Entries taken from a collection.
:::

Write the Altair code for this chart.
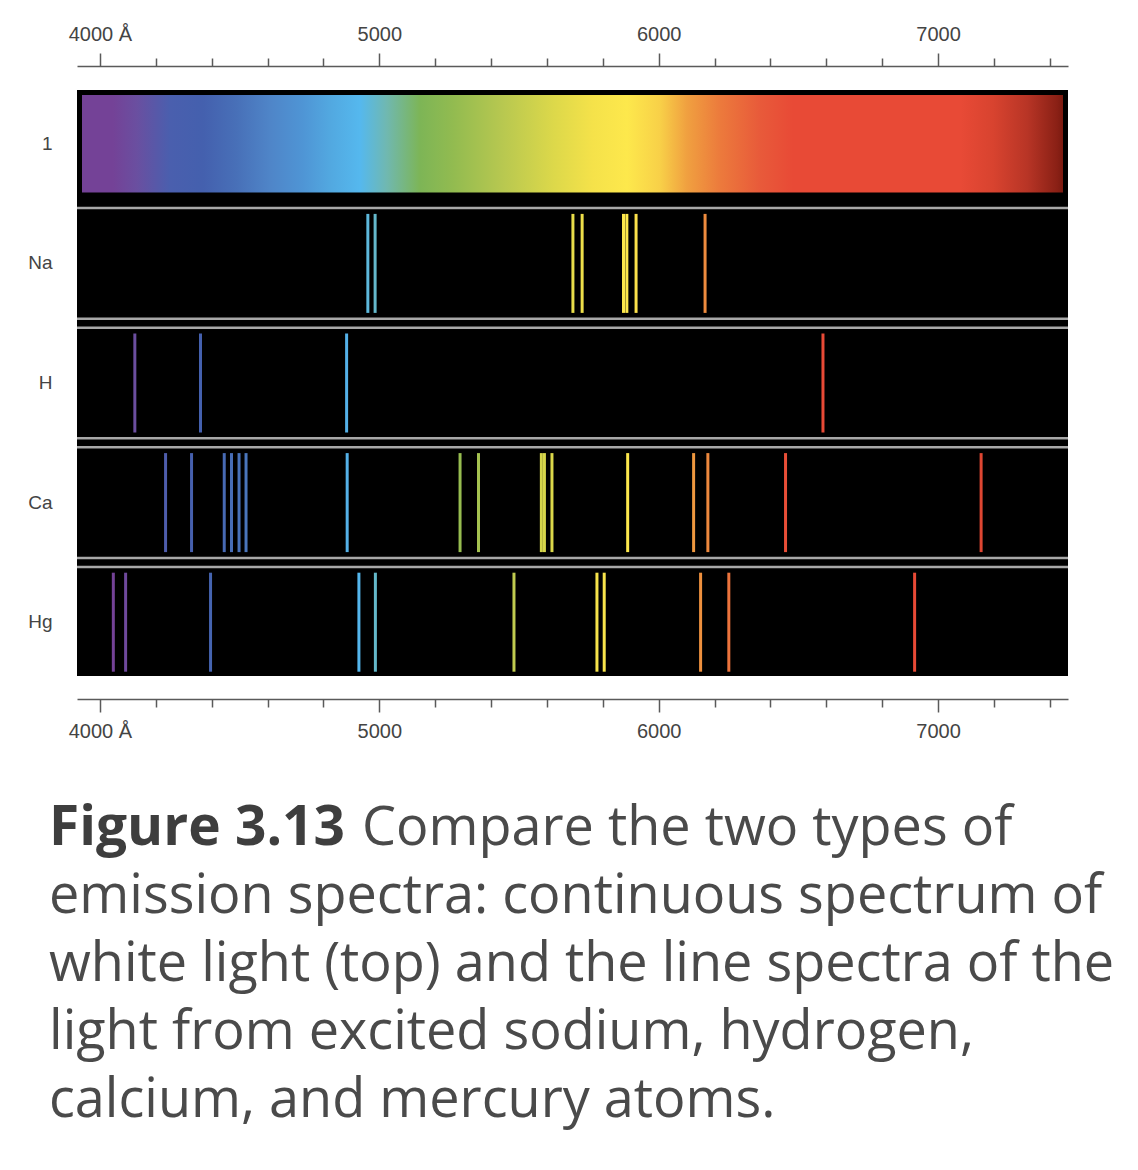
import altair as alt
import pandas as pd

# ---------------- data ----------------
rows = ["1", "Na", "H", "Ca", "Hg"]

na_lines = [4959, 4985, 5693, 5726, 5874, 5886, 5919, 6166]
h_lines = [4125, 4360, 4883, 6588]
ca_lines = [4235, 4328, 4445, 4471, 4498, 4523, 4885, 5289, 5355, 5580, 5591,
            5618, 5889, 6125, 6176, 6454, 7154]
hg_lines = [4048, 4092, 4396, 4927, 4986, 5482, 5779, 5805, 6150, 6251, 6916]

# continuous spectrum colour stops (wavelength in Å, colour)
spectrum_wavelengths = [3928, 4047, 4132, 4251, 4369, 4490, 4609, 4727, 4823,
                        4931, 5027, 5146, 5264, 5443, 5622, 5765, 5887, 6005,
                        6101, 6220, 6363, 6481, 7079, 7197, 7319, 7426, 7448]
spectrum_colors = ["#744297", "#744297", "#6a4fa0", "#4a5fae", "#4460ae",
                   "#4870b8", "#4f85c8", "#4f95d5", "#52a8e0", "#55b8ee",
                   "#70b8b0", "#7db556", "#92bb50", "#b8c850", "#dcd84a",
                   "#f5e24a", "#fde84c", "#f8d048", "#f0a040", "#ec7a3c",
                   "#e85a3a", "#e84a36", "#e84a36", "#d8432f", "#b83526",
                   "#8a2015", "#7a1a10"]

tick_values = list(range(4000, 7401, 200))
x_domain = [3918, 7465]

caption_bold = "Figure 3.13"
caption_first = "Compare the two types of"
caption_lines = [
    "emission spectra: continuous spectrum of",
    "white light (top) and the line spectra of the",
    "light from excited sodium, hydrogen,",
    "calcium, and mercury atoms.",
]

# ---------------- tables ----------------
lines_df = pd.DataFrame(
    [{"row": r, "wl": w}
     for r, ws in [("Na", na_lines), ("H", h_lines), ("Ca", ca_lines), ("Hg", hg_lines)]
     for w in ws]
)
cont_df = pd.DataFrame({"row": ["1"], "start": [x_domain[0]], "end": [x_domain[1]]})
sep_top_df = pd.DataFrame({"row": rows[1:]})
sep_bot_df = pd.DataFrame({"row": rows[1:-1]})

span = x_domain[1] - x_domain[0]
stops = [alt.GradientStop(offset=(w - x_domain[0]) / span, color=c)
         for w, c in zip(spectrum_wavelengths, spectrum_colors)]
gradient = alt.Gradient(gradient="linear", stops=stops, x1=0, x2=1, y1=0, y2=0)

# ---------------- scales / axes ----------------
xscale = alt.Scale(domain=x_domain, nice=False, zero=False)
yscale = alt.Scale(domain=rows, paddingInner=0.1003, paddingOuter=0)
color_scale = alt.Scale(domain=spectrum_wavelengths, range=spectrum_colors, interpolate="rgb")

label_expr = ("datum.value % 1000 === 0 ? (datum.value === 4000 ? datum.label + ' Å' : datum.label) : ''")
axis_common = dict(
    title=None, values=tick_values, format="d", labelExpr=label_expr, grid=False,
    domainColor="#5a5a5a", domainWidth=1.5, tickColor="#5a5a5a", tickWidth=1.5,
    tickSize={"condition": {"test": "datum.value % 1000 === 0", "value": 13}, "value": 8},
    labelFont="Liberation Sans", labelFontSize=20, labelColor="#444444",
    labelPadding=9, labelFlush=False, labelOverlap=False,
)
top_axis = alt.Axis(orient="top", offset=24, **axis_common)
bottom_axis = alt.Axis(orient="bottom", offset=23, **axis_common)
yaxis = alt.Axis(title=None, ticks=False, domain=False, labelPadding=25,
                 labelFont="Liberation Sans", labelFontSize=19, labelColor="#444444")

# ---------------- layers ----------------
continuous = alt.Chart(cont_df).mark_rect(
    fill=gradient, stroke="black", strokeWidth=10, clip=True
).encode(
    x=alt.X("start:Q", scale=xscale, axis=top_axis),
    x2="end:Q",
    y=alt.Y("row:N", scale=yscale, axis=yaxis),
)

sep_top = alt.Chart(sep_top_df).mark_rule(color="#a8a8a8", strokeWidth=2.5, yOffset=-1.5).encode(
    y=alt.Y("row:N", scale=yscale, axis=yaxis, bandPosition=0),
)
sep_bot = alt.Chart(sep_bot_df).mark_rule(color="#a8a8a8", strokeWidth=2.5, yOffset=1.5).encode(
    y=alt.Y("row:N", scale=yscale, axis=yaxis, bandPosition=1),
)

emission = alt.Chart(lines_df).mark_tick(thickness=3, size=99, opacity=1).encode(
    x=alt.X("wl:Q", scale=xscale, axis=bottom_axis),
    y=alt.Y("row:N", scale=yscale, axis=yaxis),
    color=alt.Color("wl:Q", scale=color_scale, legend=None),
)

one = pd.DataFrame({"k": [0]})
cap_font = "Open Sans"
cap_size = 54
cap_color = "#4a4a4a"
cap_x = -28
cap_y0 = 755
cap_dy = 68

caption_layers = [
    alt.Chart(one).mark_text(font=cap_font, fontSize=55, fontWeight="bold", color="#3e3e3e",
                             align="left", baseline="alphabetic").encode(
        x=alt.value(cap_x), y=alt.value(cap_y0), text=alt.value(caption_bold)),
    alt.Chart(one).mark_text(font=cap_font, fontSize=cap_size, color=cap_color,
                             align="left", baseline="alphabetic").encode(
        x=alt.value(285), y=alt.value(cap_y0), text=alt.value(caption_first)),
]
for i, line in enumerate(caption_lines):
    caption_layers.append(
        alt.Chart(one).mark_text(font=cap_font, fontSize=cap_size, color=cap_color,
                                 align="left", baseline="alphabetic").encode(
            x=alt.value(cap_x), y=alt.value(cap_y0 + cap_dy * (i + 1)), text=alt.value(line))
    )

chart = alt.layer(continuous, sep_top, sep_bot, emission, *caption_layers).resolve_axis(
    x="independent"
).properties(
    width=991, height=586,
    autosize=alt.AutoSizeParams(type="none"),
    padding={"left": 69, "top": 82, "right": 50, "bottom": 470},
    background="white",
).configure_view(fill="black", stroke=None)

chart.save("out.html", embed_options={"renderer": "svg", "actions": False})
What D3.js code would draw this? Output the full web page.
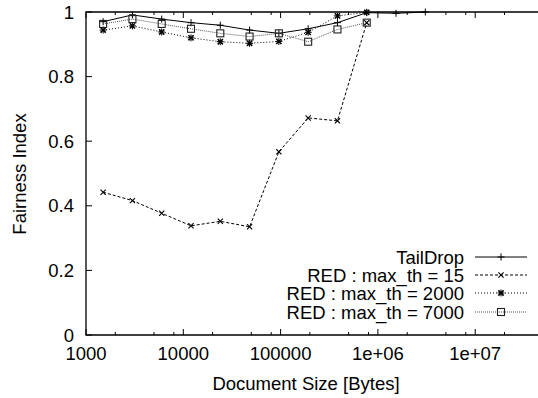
<!DOCTYPE html>
<html>
<head>
<meta charset="utf-8">
<script src="https://cdn.jsdelivr.net/npm/d3@7"></script>
<style>
  body { margin: 0; background: #fff; }
  svg { display: block; font-family: "Liberation Sans", Arial, sans-serif; }
</style>
</head>
<body>
<svg id="chart" width="538" height="398"></svg>
<script>
// document sizes in bytes
var sizes = [1500, 3000, 6000, 12000, 24000, 48000, 96000, 192000, 384000, 768000, 1536000, 3072000];

var tailDrop = [0.970, 0.991, 0.978, 0.967, 0.959, 0.944, 0.934, 0.948, 0.967, 0.998, 0.996, 1.0];
var red15    = [0.442, 0.416, 0.377, 0.338, 0.352, 0.335, 0.567, 0.672, 0.663, 0.967];
var red2000  = [0.944, 0.957, 0.938, 0.920, 0.908, 0.903, 0.909, 0.937, 0.988, 0.999];
var red7000  = [0.963, 0.978, 0.963, 0.948, 0.934, 0.924, 0.934, 0.908, 0.946, 0.967];

var seriesNames = ["TailDrop", "RED : max_th = 15", "RED : max_th = 2000", "RED : max_th = 7000"];
var xTicks = [1000, 10000, 100000, 1e6, 1e7];
var xTickLabels = ["1000", "10000", "100000", "1e+06", "1e+07"];
var yTicks = [0, 0.2, 0.4, 0.6, 0.8, 1];

var svg = d3.select("#chart");
var mLeft = 86, mRight = 572.5, mTop = 12, mBottom = 335;
var fs = 18.5;

var x = d3.scaleLog().domain([1000, 1e8]).range([mLeft, mRight]);
var y = d3.scaleLinear().domain([0, 1]).range([mBottom, mTop]);

var series = [
  { name: seriesNames[0], values: tailDrop, dash: null, color: "#000", marker: "plus" },
  { name: seriesNames[1], values: red15, dash: "3,2", color: "#000", marker: "cross" },
  { name: seriesNames[2], values: red2000, dash: "1,2", color: "#000", marker: "star" },
  { name: seriesNames[3], values: red7000, dash: "1,1", color: "#555", marker: "square" }
];

// minor ticks at 2,5,8 per decade (as in reference)
var minor = [];
[1000, 10000, 100000, 1e6, 1e7].forEach(function (d) {
  [2, 5, 8].forEach(function (m) { minor.push(d * m); });
});

var g = svg.append("g");

// x ticks bottom and top (inward)
xTicks.concat([1e8]).forEach(function (t) {
  g.append("line").attr("x1", x(t)).attr("x2", x(t)).attr("y1", mBottom).attr("y2", mBottom - 6)
    .attr("stroke", "#000").attr("stroke-width", 1);
  g.append("line").attr("x1", x(t)).attr("x2", x(t)).attr("y1", mTop).attr("y2", mTop + 6)
    .attr("stroke", "#000").attr("stroke-width", 1);
});
minor.forEach(function (t) {
  g.append("line").attr("x1", x(t)).attr("x2", x(t)).attr("y1", mBottom).attr("y2", mBottom - 3)
    .attr("stroke", "#000").attr("stroke-width", 1);
  g.append("line").attr("x1", x(t)).attr("x2", x(t)).attr("y1", mTop).attr("y2", mTop + 3)
    .attr("stroke", "#000").attr("stroke-width", 1);
});
yTicks.forEach(function (t) {
  g.append("line").attr("x1", mLeft).attr("x2", mLeft + 6).attr("y1", y(t)).attr("y2", y(t))
    .attr("stroke", "#000").attr("stroke-width", 1);
});

// border: left, bottom, top
g.append("path")
  .attr("d", "M" + mRight + "," + mTop + "H" + mLeft + "V" + mBottom + "H" + mRight)
  .attr("fill", "none").attr("stroke", "#000").attr("stroke-width", 1.3);

// tick labels
g.selectAll(".xl").data(xTicks).enter().append("text")
  .attr("x", function (d) { return x(d); }).attr("y", 360)
  .attr("text-anchor", "middle").attr("font-size", fs)
  .text(function (d, i) { return xTickLabels[i]; });
g.selectAll(".yl").data(yTicks).enter().append("text")
  .attr("x", 74).attr("y", function (d) { return y(d) + 6.5; })
  .attr("text-anchor", "end").attr("font-size", fs)
  .text(function (d) { return d3.format("")(d); });

// axis titles
svg.append("text").attr("x", 306).attr("y", 390).attr("text-anchor", "middle")
  .attr("font-size", fs).text("Document Size [Bytes]");
svg.append("text").attr("transform", "translate(25.5,174) rotate(-90)")
  .attr("text-anchor", "middle").attr("font-size", fs).text("Fairness Index");

function drawMarker(sel, type, cx, cy, color) {
  var s = 3.5;
  if (type === "plus" || type === "star") {
    sel.append("path").attr("d", "M" + (cx - s) + "," + cy + "h" + 2 * s + "M" + cx + "," + (cy - s) + "v" + 2 * s)
      .attr("stroke", color).attr("stroke-width", 1).attr("fill", "none");
  }
  if (type === "cross" || type === "star") {
    var c = 2.6;
    sel.append("path").attr("d", "M" + (cx - c) + "," + (cy - c) + "l" + 2 * c + "," + 2 * c + "M" + (cx - c) + "," + (cy + c) + "l" + 2 * c + "," + (-2 * c))
      .attr("stroke", color).attr("stroke-width", type === "star" ? 1.6 : 1.1).attr("fill", "none");
  }
  if (type === "square") {
    sel.append("rect").attr("x", cx - 3.5).attr("y", cy - 3.5).attr("width", 7).attr("height", 7)
      .attr("stroke", "#222").attr("stroke-width", 1.1).attr("fill", "none");
  }
}

var line = d3.line()
  .x(function (d) { return x(d[0]); })
  .y(function (d) { return y(d[1]); });

series.forEach(function (s) {
  var pts = s.values.map(function (v, i) { return [sizes[i], v]; });
  g.append("path").datum(pts).attr("d", line)
    .attr("fill", "none").attr("stroke", s.color).attr("stroke-width", 1)
    .attr("stroke-dasharray", s.dash);
  pts.forEach(function (p) { drawMarker(g, s.marker, x(p[0]), y(p[1]), s.color); });
});

// legend
var legY = [257, 275, 293, 312];
series.forEach(function (s, i) {
  svg.append("text").attr("x", 464).attr("y", legY[i] + 6.5).attr("text-anchor", "end")
    .attr("font-size", fs).text(s.name);
  svg.append("line").attr("x1", 475).attr("x2", 527).attr("y1", legY[i]).attr("y2", legY[i])
    .attr("stroke", s.color).attr("stroke-width", 1).attr("stroke-dasharray", s.dash);
  drawMarker(svg, s.marker, 501, legY[i], s.color);
});
</script>
</body>
</html>
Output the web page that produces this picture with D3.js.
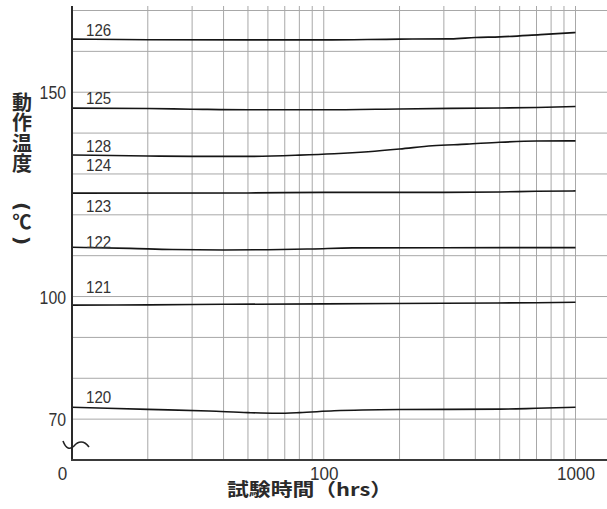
<!DOCTYPE html>
<html>
<head>
<meta charset="utf-8">
<script src="https://cdn.jsdelivr.net/npm/d3@7"></script>
<style>
  html, body { margin: 0; padding: 0; background: #fff; }
  svg { display: block; }
  .num { font-family: "Liberation Sans", Arial, sans-serif; fill: #333; }
  .cjk { font-family: "Noto Sans CJK JP", "Noto Sans CJK SC", sans-serif; fill: #2a2a2a; }
</style>
</head>
<body>
<svg id="chart" width="607" height="509"></svg>
<script>
// ---- data ----
const xTickValues = [10, 100, 1000];
const xTickLabels = ["0", "100", "1000"];
const yTickValues = [150, 100, 70];
const xGridValues = [20, 30, 40, 50, 60, 70, 80, 90, 100, 200, 300, 400, 500, 600, 700, 800, 900, 1000];
const yGridValues = [70, 80, 90, 100, 110, 120, 130, 140, 150, 160, 170];

const seriesNames = ["126", "125", "128", "124", "122", "121", "120"];
const s126 = [[10,163.0],[20,162.85],[50,162.8],[100,162.8],[200,163.0],[320,163.05],[400,163.4],[500,163.55],[725,164.1],[1000,164.6]];
const s125 = [[10,146.1],[20,146.0],[30,145.85],[50,145.7],[100,145.7],[200,145.9],[320,146.05],[500,146.15],[700,146.25],[1000,146.5]];
const s128 = [[10,134.65],[20,134.4],[30,134.3],[50,134.3],[80,134.6],[110,134.95],[150,135.45],[200,136.1],[270,136.9],[370,137.3],[500,137.75],[700,138.05],[1000,138.1]];
const s124 = [[10,125.3],[50,125.35],[100,125.5],[300,125.5],[500,125.6],[700,125.75],[1000,125.85]];
const s122 = [[10,112.05],[17,111.8],[25,111.5],[40,111.4],[60,111.45],[90,111.65],[130,111.9],[300,111.95],[1000,111.97]];
const s121 = [[10,97.9],[20,97.95],[40,98.1],[100,98.2],[300,98.35],[700,98.5],[1000,98.6]];
const s120 = [[10,72.9],[20,72.4],[35,72.0],[50,71.6],[65,71.45],[80,71.6],[110,72.05],[200,72.35],[500,72.45],[700,72.65],[1000,72.9]];
const seriesData = [s126, s125, s128, s124, s122, s121, s120];

const labelNames = ["126", "125", "128", "124", "123", "122", "121", "120"];
const labelValues = [163.77, 147.13, 135.45, 130.73, 120.57, 112.0, 100.75, 73.83];

const yTitleMain = "動作温度";
const yTitleUnit = "℃";
const xTitle = "試験時間（hrs）";

// ---- layout ----
const svg = d3.select("#chart");
const x = d3.scaleLog().domain([10, 1000]).range([72, 575.5]);
const y = d3.scaleLinear().domain([60, 170]).range([460, 10.5]);
const plotTop = 6, plotRight = 607;

// grid
svg.append("g").selectAll("line").data(yGridValues).join("line")
  .attr("x1", x(10)).attr("x2", plotRight)
  .attr("y1", d => y(d)).attr("y2", d => y(d))
  .attr("stroke", "#a8a8a8").attr("stroke-width", 1);
svg.append("g").selectAll("line").data(xGridValues).join("line")
  .attr("x1", d => x(d)).attr("x2", d => x(d))
  .attr("y1", plotTop).attr("y2", y(60))
  .attr("stroke", "#a8a8a8").attr("stroke-width", 1);

// series
const line = d3.line().x(d => x(d[0])).y(d => y(d[1])).curve(d3.curveMonotoneX);
svg.append("g").selectAll("path").data(seriesData).join("path")
  .attr("d", line).attr("fill", "none")
  .attr("stroke", "#151515").attr("stroke-width", 1.6);

// series labels
svg.append("g").selectAll("text").data(labelNames).join("text")
  .attr("class", "num")
  .attr("x", 86).attr("y", (d, i) => y(labelValues[i]))
  .attr("font-size", 17)
  .attr("textLength", d => d.length * 8.4).attr("lengthAdjust", "spacingAndGlyphs")
  .text(d => d);

// axes lines
svg.append("line").attr("x1", x(10)).attr("x2", x(10)).attr("y1", plotTop).attr("y2", y(60) + 1)
  .attr("stroke", "#2a2a2a").attr("stroke-width", 2);
svg.append("line").attr("x1", x(10) - 1).attr("x2", plotRight).attr("y1", y(60)).attr("y2", y(60))
  .attr("stroke", "#3a3a3a").attr("stroke-width", 2);

// break mark
svg.append("path")
  .attr("d", "M63,441 C66,449 70,450 74,446 C78,441 84,440 89,447")
  .attr("fill", "none").attr("stroke", "#222").attr("stroke-width", 1.6);

// y tick labels
const yAxis = d3.axisLeft(y).tickValues(yTickValues).tickSize(0).tickPadding(6);
const gy = svg.append("g").attr("transform", `translate(${x(10)},0)`).call(yAxis);
gy.select(".domain").remove();
gy.selectAll("text").attr("class", "num").attr("font-size", 18).attr("fill", "#333")
  .attr("dy", "0.36em")
  .attr("textLength", d => String(d).length * 8.8).attr("lengthAdjust", "spacingAndGlyphs");

// x tick labels
const xAxis = d3.axisBottom(x).tickValues(xTickValues).tickSize(0).tickPadding(7)
  .tickFormat((d, i) => xTickLabels[i]);
const gx = svg.append("g").attr("transform", `translate(0,${y(60)})`).call(xAxis);
gx.select(".domain").remove();
gx.selectAll("text").attr("class", "num").attr("font-size", 18).attr("fill", "#333")
  .attr("dy", "0.71em")
  .attr("textLength", (d, i) => xTickLabels[i].length * 9.5).attr("lengthAdjust", "spacingAndGlyphs");
gx.selectAll(".tick").filter(d => d === 10).select("text").attr("x", -10);

// x title
svg.append("text").attr("class", "cjk")
  .attr("x", 227).attr("y", 496)
  .attr("font-size", 18).attr("font-weight", 700)
  .attr("textLength", 165).attr("lengthAdjust", "spacingAndGlyphs")
  .text(xTitle);

// y title (vertical)
svg.append("text").attr("class", "cjk")
  .attr("x", 22).attr("y", 92)
  .attr("font-size", 20).attr("font-weight", 700)
  .style("writing-mode", "vertical-rl")
  .style("letter-spacing", "0.6px")
  .text(yTitleMain);
svg.append("text").attr("class", "cjk")
  .attr("font-size", 20).attr("font-weight", 700).attr("text-anchor", "middle")
  .attr("dominant-baseline", "central")
  .attr("transform", "translate(22,206.5) rotate(90)")
  .style("font-family", "DejaVu Sans, sans-serif").text("(");
svg.append("text").attr("class", "cjk")
  .attr("x", 22).attr("y", 212)
  .attr("font-size", 19).attr("font-weight", 700)
  .style("writing-mode", "vertical-rl")
  .text(yTitleUnit);
svg.append("text").attr("class", "cjk")
  .attr("font-size", 20).attr("font-weight", 700).attr("text-anchor", "middle")
  .attr("dominant-baseline", "central")
  .attr("transform", "translate(22,240.5) rotate(90)")
  .style("font-family", "DejaVu Sans, sans-serif").text(")");
</script>
</body>
</html>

:::

EXERCISE BRIEF. Leave out the pictures and restate, word for word, the lines from the top of the data through the line containing "6150, 6251, 6916]", both included.

RESULT.
Write the Altair code for this chart.
import altair as alt
import pandas as pd

# ---------------- data ----------------
rows = ["1", "Na", "H", "Ca", "Hg"]

na_lines = [4959, 4985, 5693, 5726, 5874, 5886, 5919, 6166]
h_lines = [4125, 4360, 4883, 6588]
ca_lines = [4235, 4328, 4445, 4471, 4498, 4523, 4885, 5289, 5355, 5580, 5591,
            5618, 5889, 6125, 6176, 6454, 7154]
hg_lines = [4048, 4092, 4396, 4927, 4986, 5482, 5779, 5805, 6150, 6251, 6916]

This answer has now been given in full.